いつも先生のWebsiteで、SPMやCONNの勉強を実施しています。
今日は、ここのCONN(20.b)並列処理で、MATLAB 計算環境の事で、ご教示ください。
(IT環境なので、見当違いなら申し訳ございません)
それは、前処理の箇所ですが、先生のWebsiteでは、
「distributed processing (run on Background process (Windows))」
(先生の事例は、Unix,Macですが、私はWindows 10で解析しています。)
をご紹介されています。
さて、本日の質問は、この二つ上のラジオボタンの「queue/script it (save as scripts to be run later)」の機能に関して、どういった機能なのか、また、CONN前処理時にMATLABとどういった
スクリプトを繋げる方法など、ご存じでしたら、ぜひご教授頂きたく、投稿致しました。よろしくお願い致します。
吉池さん
この queue / script に関しては、私自身、そこまで使ったことはないですが、たとえば、100人の処理をする際に、4つの並列処理をしたい場合、25人分の処理をひとつのスクリプトとして4つのスクリプトを保存する感じです。
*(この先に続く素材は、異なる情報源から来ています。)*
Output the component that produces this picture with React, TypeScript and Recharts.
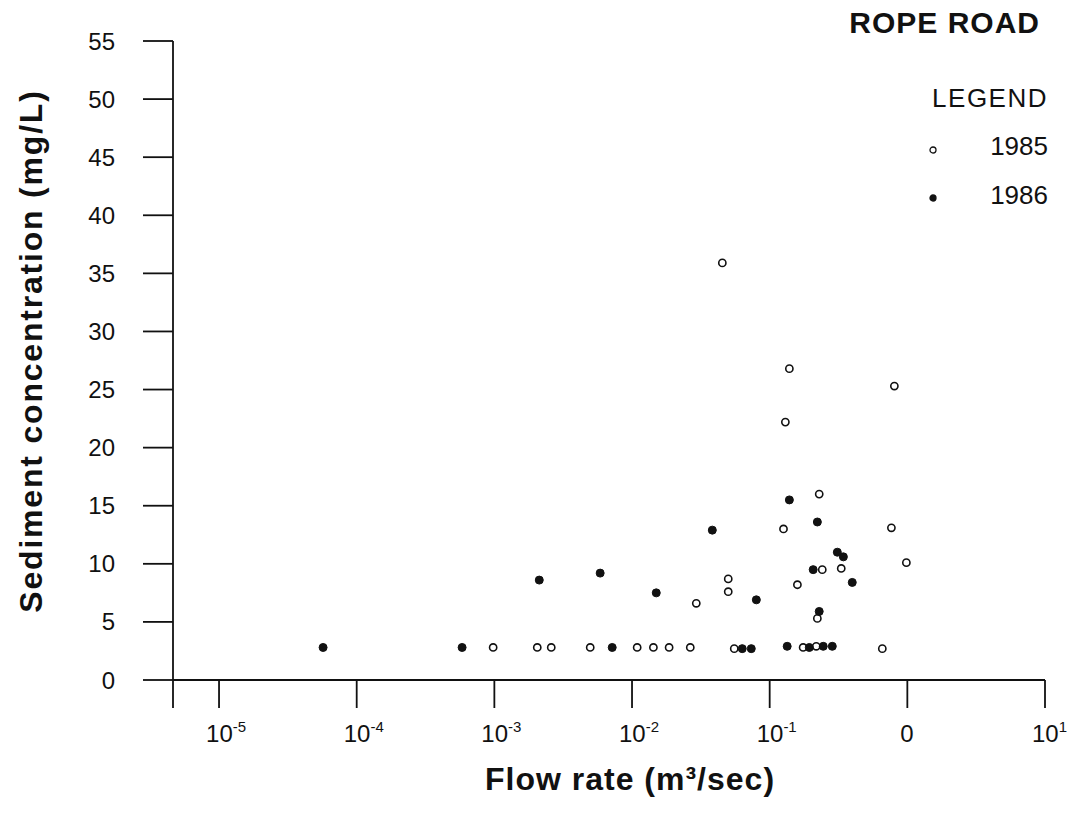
import React from "react";
import { ScatterChart, Scatter, XAxis, YAxis, Legend, Label } from "recharts";

// values
const flow1985 = [
  0.00098, 0.00205, 0.00259, 0.00497, 0.0109, 0.0143, 0.0186, 0.0265, 0.0553,
  0.175, 0.218, 0.658, 0.0293, 0.05, 0.05, 0.159, 0.222, 0.241, 0.331, 0.229,
  0.126, 0.766, 0.984, 0.0453, 0.139, 0.805, 0.13,
];
const conc1985 = [
  2.8, 2.8, 2.8, 2.8, 2.8, 2.8, 2.8, 2.8, 2.7, 2.8, 2.9, 2.7, 6.6, 8.7, 7.6,
  8.2, 5.3, 9.5, 9.6, 16.0, 13.0, 13.1, 10.1, 35.9, 26.8, 25.3, 22.2,
];
const flow1986 = [
  0.000057, 0.000583, 0.00718, 0.0632, 0.0735, 0.134, 0.194, 0.245, 0.285,
  0.00212, 0.00587, 0.015, 0.0383, 0.139, 0.222, 0.31, 0.343, 0.207, 0.398,
  0.08, 0.229,
];
const conc1986 = [
  2.8, 2.8, 2.8, 2.7, 2.7, 2.9, 2.8, 2.9, 2.9, 8.6, 9.2, 7.5, 12.9, 15.5, 13.6,
  11.0, 10.6, 9.5, 8.4, 6.9, 5.9,
];

const seriesNames = ["1985", "1986"];
const X_MIN = 4.63e-6;
const xTicks = [X_MIN, 1e-5, 1e-4, 1e-3, 1e-2, 1e-1, 1, 10];
const xTickBase = ["", "10", "10", "10", "10", "10", "0", "10"];
const xTickExp = ["", "-5", "-4", "-3", "-2", "-1", "", "1"];
const yTicks = [0, 5, 10, 15, 20, 25, 30, 35, 40, 45, 50, 55];

const data1985 = flow1985.map((f, i) => ({ flow: f, conc: conc1985[i] }));
const data1986 = flow1986.map((f, i) => ({ flow: f, conc: conc1986[i] }));

const FONT = "'Liberation Sans', Arial, Helvetica, sans-serif";

const XTick = (props: any) => {
  const { x, y, index } = props;
  const base = xTickBase[index];
  if (!base) return null;
  const start = base === "0" ? x - 7 : x - 13;
  return (
    <text x={start} y={y + 30} fontSize={24} fontFamily={FONT} fill="#111">
      {base}
      {xTickExp[index] && (
        <tspan fontSize={15} dy={-10}>
          {xTickExp[index]}
        </tspan>
      )}
    </text>
  );
};

const OpenDot = (props: any) => (
  <circle cx={props.cx} cy={props.cy} r={3.6} fill="#fff" stroke="#111" strokeWidth={1.6} />
);
const FilledDot = (props: any) => (
  <circle cx={props.cx} cy={props.cy} r={4} fill="#111" stroke="#111" strokeWidth={1} />
);

const LegendBox = () => (
  <div style={{ position: "relative", width: 1074, height: 220, fontFamily: FONT, color: "#111" }}>
    <div style={{ position: "absolute", right: 34, top: 8, fontSize: 30, fontWeight: "bold", lineHeight: 1, letterSpacing: 1 }}>
      ROPE ROAD
    </div>
    <div style={{ position: "absolute", right: 26, top: 85, fontSize: 26, lineHeight: 1, letterSpacing: 1.5 }}>
      LEGEND
    </div>
    {seriesNames.map((name, i) => (
      <React.Fragment key={name}>
        <svg style={{ position: "absolute", left: 928, top: 145 + i * 48 }} width={10} height={10}>
          <circle cx={5} cy={5} r={3} fill={i === 0 ? "#fff" : "#111"} stroke="#111" strokeWidth={1.3} />
        </svg>
        <div style={{ position: "absolute", right: 26, top: 133 + i * 49, fontSize: 26, lineHeight: 1 }}>
          {name}
        </div>
      </React.Fragment>
    ))}
  </div>
);

export default function App() {
  return (
    <div style={{ position: "absolute", left: 0, top: 0, background: "#fff" }}>
      <ScatterChart width={1074} height={818} margin={{ top: 41, right: 29, left: 0, bottom: 0 }}>
        <XAxis
          type="number"
          dataKey="flow"
          scale="log"
          domain={[X_MIN, 10]}
          ticks={xTicks}
          interval={0}
          allowDataOverflow
          height={138}
          tickSize={28}
          tickMargin={4}
          tick={<XTick />}
          axisLine={{ stroke: "#111", strokeWidth: 1.8 }}
          tickLine={{ stroke: "#111", strokeWidth: 1.8 }}
        >
          <Label
            content={() => (
              <text
                x={630}
                y={790}
                textAnchor="middle"
                fontSize={32}
                fontWeight="bold"
                fontFamily={FONT}
                letterSpacing={1}
                fill="#111"
              >
                Flow rate (m³/sec)
              </text>
            )}
          />
        </XAxis>
        <YAxis
          type="number"
          dataKey="conc"
          domain={[0, 55]}
          ticks={yTicks}
          interval={0}
          width={173}
          tickSize={30}
          tickMargin={28}
          tick={{ fontSize: 24, fill: "#111", fontFamily: FONT }}
          axisLine={{ stroke: "#111", strokeWidth: 1.8 }}
          tickLine={{ stroke: "#111", strokeWidth: 1.8 }}
        >
          <Label
            content={() => (
              <text
                x={0}
                y={0}
                transform="translate(42, 351) rotate(-90)"
                textAnchor="middle"
                fontSize={32}
                fontWeight="bold"
                fontFamily={FONT}
                letterSpacing={1.8}
                fill="#111"
              >
                Sediment concentration (mg/L)
              </text>
            )}
          />
        </YAxis>
        <Legend
          layout="horizontal"
          verticalAlign="middle"
          align="center"
          content={() => <LegendBox />}
          wrapperStyle={{ position: "absolute", top: 0, left: 0, width: 1074, height: 220 }}
        />
        <Scatter name={seriesNames[0]} data={data1985} shape={<OpenDot />} isAnimationActive={false} />
        <Scatter name={seriesNames[1]} data={data1986} shape={<FilledDot />} isAnimationActive={false} />
      </ScatterChart>
    </div>
  );
}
distributed processing は一気に始まってしまいますが、スクリプトとして保存すれば、実際に実行するのは後でもいいので、自分で実行するタイミングをコントロールできます。
いずれにしてもシェルスクリプトとして吐き出されますので、mac/unix環境と考えてもらった方がいいかなと思います。
根本先生
早速のお返事、本当に御礼申し上げます。
「シェルスクリプトとして吐き出される」の件、教えて頂きまして、本当に感謝申し上げます。
今後も、引き続きよろしくお願い致します。吉池。